VLA-REPLICA Setup Guide

Back to project page

Start here

This documentation is organized into separate pages so the setup flow is easier to follow:

Overview & prerequisites

VLA-REPLICA is a low-cost, reproducible real-world benchmark for evaluating vision-language-action policies on tabletop manipulation tasks. It uses an SO-101 follower arm, a top RealSense camera, and a wrist RGB camera inside a standardized light box setup.

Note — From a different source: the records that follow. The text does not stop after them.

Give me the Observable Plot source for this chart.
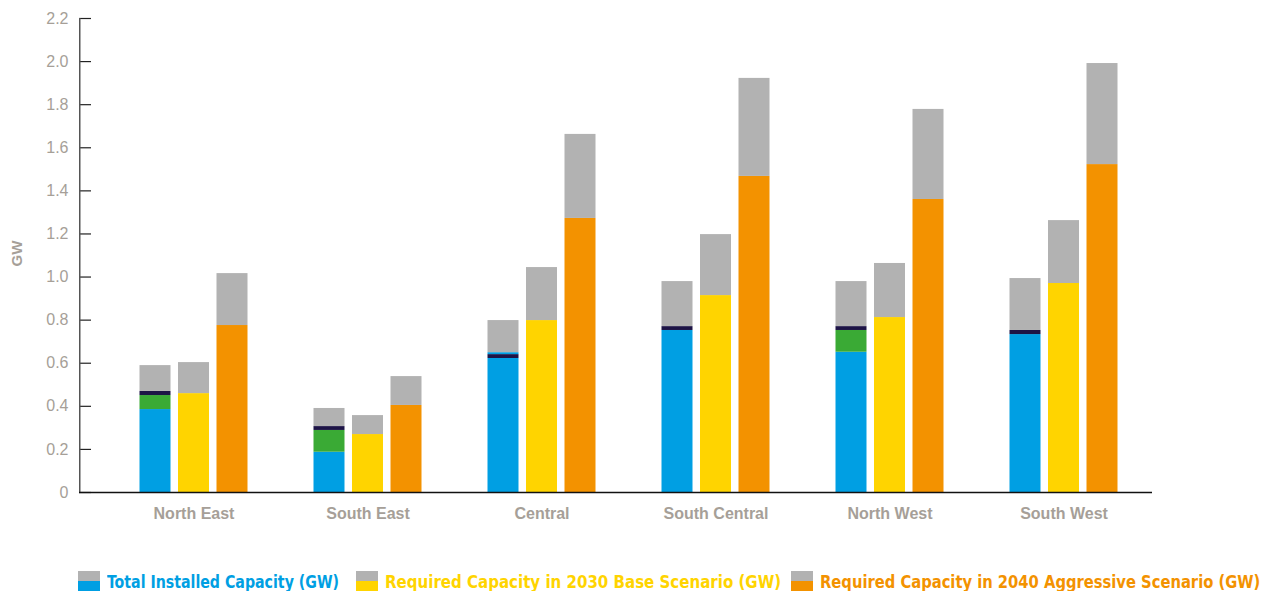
<!DOCTYPE html>
<html><head><meta charset="utf-8">
<script src="https://cdn.jsdelivr.net/npm/d3@7"></script>
<script src="https://cdn.jsdelivr.net/npm/@observablehq/plot@0.6"></script>
<style>
html,body{margin:0;padding:0;background:#fff;}
body{width:1266px;height:591px;overflow:hidden;font-family:"DejaVu Sans Condensed","Liberation Sans",sans-serif;}
#chart svg{display:block;}
#legend{position:relative;height:31px;}
.item{position:absolute;top:11px;display:flex;align-items:flex-start;}
.sw{width:22px;height:20px;margin-right:7px;flex:none;}
.lt{font-weight:bold;font-size:17.5px;line-height:22px;white-space:nowrap;transform-origin:0 50%;}
</style></head><body><div id="chart"></div><div id="legend"></div>
<script>
const regions = ["North East","South East","Central","South Central","North West","South West"];
// Total installed capacity stack components (GW)
const installedBlue  = [0.385, 0.187, 0.622, 0.752, 0.651, 0.733];
const installedGreen = [0.065, 0.101, 0.000, 0.000, 0.101, 0.000];
const installedNavy  = [0.019, 0.018, 0.018, 0.018, 0.018, 0.019];
const installedLight = [0.000, 0.000, 0.009, 0.000, 0.000, 0.000];
const installedTotal = [0.589, 0.390, 0.798, 0.979, 0.979, 0.993];
// Required capacity 2030 base scenario
const base2030  = [0.459, 0.269, 0.798, 0.914, 0.812, 0.970];
const total2030 = [0.603, 0.357, 1.044, 1.197, 1.063, 1.262];
// Required capacity 2040 aggressive scenario
const aggr2040  = [0.775, 0.404, 1.272, 1.467, 1.360, 1.522];
const total2040 = [1.016, 0.538, 1.662, 1.922, 1.778, 1.991];
const yTicks = [0, 0.2, 0.4, 0.6, 0.8, 1.0, 1.2, 1.4, 1.6, 1.8, 2.0, 2.2];
const seriesNames = ["Total Installed Capacity (GW)", "Required Capacity in 2030 Base Scenario (GW)", "Required Capacity in 2040 Aggressive Scenario (GW)"];
const seriesColors = ["#009FE3", "#FFD400", "#F39200"];
const segKeys = ["segA","segB","segC","segD","seg2030","seg2040","segRest"];
const segColors = ["#009FE3","#3AAA35","#1D1446","#009FE3","#FFD400","#F39200","#B2B2B2"];

const rows = [];
regions.forEach((r, i) => {
  const parts = [["segA", installedBlue[i]], ["segB", installedGreen[i]], ["segC", installedNavy[i]], ["segD", installedLight[i]]];
  const s = parts.reduce((a, p) => a + p[1], 0);
  parts.push(["segRest", installedTotal[i] - s]);
  parts.forEach(([k, v]) => rows.push({region: r, scenario: 0, seg: k, value: v}));
  rows.push({region: r, scenario: 1, seg: "seg2030", value: base2030[i]});
  rows.push({region: r, scenario: 1, seg: "segRest", value: total2030[i] - base2030[i]});
  rows.push({region: r, scenario: 2, seg: "seg2040", value: aggr2040[i]});
  rows.push({region: r, scenario: 2, seg: "segRest", value: total2040[i] - aggr2040[i]});
});

const W = 1266, H = 560, ML = 79, MR = 114, MT = 18, MB = H - 492;
const frameW = W - ML - MR;
const step = 174, bw = 31;
const pi = 1 - bw / step;
const po = (frameW / step - regions.length + pi) / 2;
const extra = frameW - step * (regions.length - pi);
const align = 99 / extra;
const offsets = [-38.5, 0, 38.5];
const txt = "#A69F98";

const barMarks = [0, 1, 2].map(s => Plot.barY(rows.filter(d => d.scenario === s), {
  x: "region", y: "value", fill: "seg", dx: offsets[s]
}));

const plot = Plot.plot({
  width: W, height: H,
  marginLeft: ML, marginRight: MR, marginTop: MT, marginBottom: MB,
  style: {fontFamily: '"Liberation Sans","Arimo",sans-serif', background: "#fff"},
  x: {domain: regions, paddingInner: pi, paddingOuter: po, align: align, round: false},
  y: {domain: [0, 2.2]},
  color: {domain: segKeys, range: segColors},
  marks: [
    ...barMarks,
    Plot.tickY(yTicks, {y: d => d, insetRight: frameW - 12, stroke: "#222", strokeWidth: 1.2}),
    Plot.barY([2.2], {y: d => d, insetRight: frameW - 1.5, fill: "#555"}),
    Plot.axisY({ticks: yTicks, tickSize: 0, tickPadding: 11, tickFormat: d => d === 0 ? "0" : d.toFixed(1), fontSize: 16, fill: txt, label: null}),
    Plot.axisX({tickSize: 0, tickPadding: 15, fontSize: 16, fontWeight: "bold", fill: txt, label: null}),
    Plot.ruleY([0], {stroke: "#111", strokeWidth: 1.5}),
    Plot.text(["GW"], {frameAnchor: "left", rotate: -90, dx: -62, dy: -2, textAnchor: "middle", fontWeight: "bold", fontSize: 15, fill: txt})
  ]
});
document.getElementById("chart").appendChild(plot);

const legendLeft = [78, 356, 791];
const legendScale = [0.9, 0.955, 0.936];
const lg = document.getElementById("legend");
seriesNames.forEach((n, i) => {
  const it = document.createElement("div"); it.className = "item"; it.style.left = legendLeft[i] + "px";
  const sw = document.createElement("div"); sw.className = "sw";
  sw.style.background = `linear-gradient(to bottom, #B2B2B2 0 50%, ${seriesColors[i]} 50% 100%)`;
  const t = document.createElement("div"); t.className = "lt"; t.textContent = n; t.style.color = seriesColors[i];
  t.style.transform = `scaleX(${legendScale[i]})`;
  it.appendChild(sw); it.appendChild(t); lg.appendChild(it);
});
</script></body></html>
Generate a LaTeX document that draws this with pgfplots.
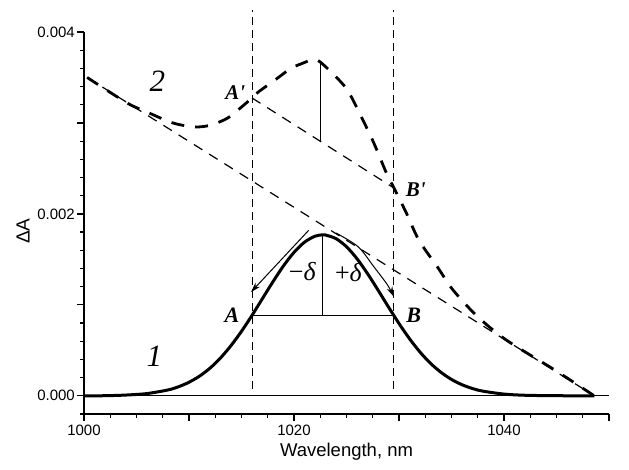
\documentclass[border=0pt]{standalone}
\usepackage{fontspec}
\setmainfont{Liberation Sans}
\newfontfamily\tnr{Liberation Serif}
\usepackage{pgfplots}
\pgfplotsset{compat=1.18}
\usetikzlibrary{arrows.meta}
\begin{document}
\begin{tikzpicture}
\path (-84pt,-56pt) rectangle (545pt,414pt);
\begin{axis}[
  at={(0pt,0pt)}, anchor=south west,
  scale only axis, width=525pt, height=382pt,
  xmin=1000, xmax=1050, ymin=-0.0002, ymax=0.004,
  axis lines*=left,
  every axis line/.append style={line width=1.2pt, black},
  xtick={1000,1010,1020,1030,1040,1050},
  xticklabels={1000,,1020,,1040,},
  minor x tick num=3,
  ytick={0,0.001,0.002,0.003,0.004},
  yticklabels={0.000,,0.002,,0.004},
  minor ytick={-0.0002,0.0002,0.0004,0.0006,0.0008,0.0012,0.0014,0.0016,0.0018,0.0022,0.0024,0.0026,0.0028,0.0032,0.0034,0.0036,0.0038},
  scaled y ticks=false,
  tick align=outside,
  major tick length=7pt, minor tick length=4pt,
  every tick/.append style={black, line width=1.2pt},
  every tick label/.append style={font=\fontsize{15}{17}\selectfont},
  yticklabel style={inner xsep=2pt},
  clip=false,
  xlabel={Wavelength, nm},
  xlabel style={at={(axis description cs:0.5,-0.0995)}, anchor=center, font=\fontsize{18.5}{20}\selectfont},
  ylabel={ΔA},
  ylabel style={at={(axis description cs:-0.116,0.479)}, anchor=center, font=\fontsize{19}{21}\selectfont},
]
% axis frame lines (left and bottom)
\draw[black, line width=1.3pt] (rel axis cs:0,1) -- (rel axis cs:0,0) -- (rel axis cs:1,0);
% zero line
\addplot[black, line width=1pt] coordinates {(1000,0) (1050,0)};
% vertical dashed guides
\addplot[black, line width=1pt, dash pattern=on 8pt off 5pt] coordinates {(1016,0.00008) (1016,0.00424)};
\addplot[black, line width=1pt, dash pattern=on 8pt off 5pt] coordinates {(1029.5,0.00008) (1029.5,0.00424)};
% baseline of curve 2
\addplot[black, line width=1.2pt, dash pattern=on 10pt off 8pt] coordinates {(1000.3,0.0035) (1048.6,0)};
% A'B' chord
\addplot[black, line width=1.2pt, dash pattern=on 10pt off 8pt] coordinates {(1016.0,0.003275) (1029.5,0.002286)};
% curve 1
\addplot[black, line width=3pt, smooth] coordinates {
(1000,0) (1002,0.000001) (1004,0.0000084) (1006,0.0000247) (1008,0.0000645) (1009,0.0000995)
(1010,0.000149) (1011,0.000216) (1012,0.000304) (1013,0.000416) (1014,0.000552) (1015,0.000709)
(1016,0.000884) (1017,0.00107) (1018,0.001255) (1019,0.001429) (1020,0.001577) (1021,0.001689)
(1022,0.001755) (1022.75,0.00177) (1023,0.001768) (1024,0.001728) (1025,0.001639) (1026,0.001507)
(1027,0.001344) (1028,0.001163) (1029,0.000976) (1030,0.000795) (1031,0.000628) (1032,0.000481)
(1033,0.000357) (1034,0.000258) (1035,0.00018) (1036,0.000122) (1037,0.00008) (1038,0.000051)
(1040,0.000019) (1042,0.000006) (1045,0.000001) (1048.6,0)};
% curve 2
\addplot[black, line width=2.8pt, dash pattern=on 13pt off 11pt, smooth] coordinates {
(1000.3,0.0035) (1004.1,0.00322) (1006.0,0.00312) (1008.2,0.00301) (1009.6,0.00297) (1010.9,0.002956)
(1012.2,0.00298) (1013.7,0.003055) (1014.9,0.003165) (1016.0,0.003275) (1016.6,0.00334) (1018.4,0.00349)
(1019.7,0.0036) (1020.9,0.00366) (1021.9,0.00370) (1022.5,0.00367) (1023.8,0.00353) (1025.1,0.00336)
(1026.4,0.00307) (1027.6,0.00278) (1028.8,0.00245) (1029.5,0.00229) (1030.7,0.00201)
(1031.9,0.00171) (1033.7,0.00141) (1035.1,0.00117) (1037.4,0.00088) (1040.2,0.000615) (1044.8,0.000286) (1048.6,0)};
% solid construction lines
\addplot[black, line width=1.3pt] coordinates {(1022.7,0.00088) (1022.7,0.00177)};
\addplot[black, line width=1.3pt] coordinates {(1016,0.00088) (1029.5,0.00088)};
\addplot[black, line width=1.3pt] coordinates {(1022.5,0.00367) (1022.5,0.00279)};
% arrows
\addplot[black, line width=1pt, -{Stealth[length=10pt,width=6pt]}] coordinates {(1021.4,0.00182) (1015.9,0.00114)};
\addplot[black, line width=1pt, smooth, -{Stealth[length=10pt,width=6pt]}] coordinates {(1024.0,0.00179) (1026.1,0.00164) (1027.6,0.00142) (1028.9,0.00122) (1029.5,0.00109)};
% labels
\node[font=\tnr\itshape\fontsize{31}{31}\selectfont] at (axis cs:1007,0.00346) {2};
\node[font=\tnr\itshape\fontsize{31}{31}\selectfont] at (axis cs:1006.7,0.00044) {1};
\node[font=\tnr\bfseries\itshape\fontsize{21}{21}\selectfont] at (axis cs:1014.4,0.00333) {A'};
\node[font=\tnr\bfseries\itshape\fontsize{21}{21}\selectfont] at (axis cs:1031.6,0.00227) {B'};
\node[font=\tnr\bfseries\itshape\fontsize{22}{22}\selectfont] at (axis cs:1014.1,0.00089) {A};
\node[font=\tnr\bfseries\itshape\fontsize{22}{22}\selectfont] at (axis cs:1031.4,0.00089) {B};
\node[font=\tnr\fontsize{26}{26}\selectfont] at (axis cs:1020.8,0.00137) {−\textit{δ}};
\node[font=\tnr\fontsize{26}{26}\selectfont] at (axis cs:1025.2,0.00136) {+\textit{δ}};
\end{axis}
\end{tikzpicture}
\end{document}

  • Estimated setup time: about 1 hour for the core software + calibration workflow.
  • Required background: none; the guide is written for non-experts.
  • System requirements: Our system utilizes an i9-10900X, 64GB RAM, and Nvidia A5000 (24GB VRAM). At least 24GB VRAM is recommended for real-time VLA inference, especially with pi0/pi0.5.
System overview diagram
Benchmark environment. Physical workspace showing the SO-101 follower arm, 32×32 in light box, LED panel, white background sheet, and AprilTag.

What is covered

This guide covers the full workflow from hardware assembly through policy evaluation:

  1. Gather the hardware and printed parts.
  2. Assemble the cameras, light box, and SO-101 platform.
  3. Install software and find device indices.
  4. Calibrate the arm and cameras.
  5. Run benchmark evaluations and compare results.

Quick notes

  • Keep lighting, camera angles, and the background sheet consistent.
  • Follow the calibration targets exactly before evaluating policies.
  • Use the task reference and troubleshooting pages when setting up scenes.